Realizing he needs a capable partner, Brian reaches out to his estranged friend Roman Pierce (Tyrese), a racer that’s every bit Brian’s equal with an attitude to match. Continuing my Star Wars analogy from the last review, Dom not being in the sequel is kind of like sitting Han Solo out of ‘Empire Strikes Back’ and making Lando the co-lead. Lando’s a great and necessary addition to the series, but he couldn’t replace Han.
Still, Roman gives the series a cocky motormouth that’s great for laughs in addition to giving Brian a longtime associate. Walker and Tyrese have an easygoing chemistry making it easy to buy into their characters’ history.

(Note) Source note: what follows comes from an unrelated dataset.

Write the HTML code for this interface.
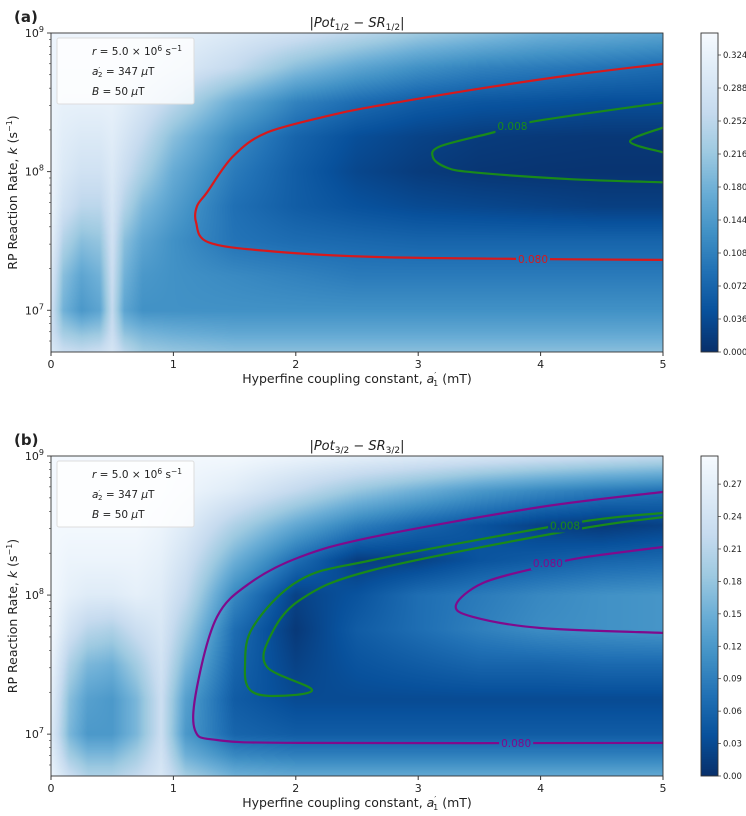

Interesting note, hip hop star Redman was originally cast in the role of Tej, but scheduling conflicts forced him to pull out and be replaced by Ludacris. Hope it was worth it for Reggie Noble.
Director John Singleton (‘Boyz n the Hood’) conjures a ‘Miami Vice’ meets ‘The Dukes of Hazzard’ feel. The Oscar nominated director was just starting to establish himself in the shoot-em up action field, but he proves easily up to the task. He provides an almost comic book film approach to the the racing scenes especially in the NOS boost sequences.
His director of photography Matthew F. Leonetti helps add to that larger than life visual with the sheen to the race cars and copious amounts of neon. It is Miami after all.
The film takes its biggest hit with regards to the stakes. Last time, Brian was conflicted with his growing loyalty towards Dom’s crew and his job, the consequences to the races were more severe and the outcome impacted most of the characters in some manner. Michael Brandt and Derek Haas’ script doesn’t offer anything deep to the characters.
Unlike some of the other films in the series, this one doesn’t hold up particularly well and that’s before factoring in TV shows that feature as much action and more complicated plots in an episode.
While it’s underwhelming after the promising start for the franchise, it does introduce two pivotal characters and makes for a brainless, fun action movie.
If the first film built the house, ‘2 Fast 2 Furious’ fills it with a greater emphasis on action and a less serious tone. The growing pains here were essential to creating the worldwide phenomenon the franchise would soon become.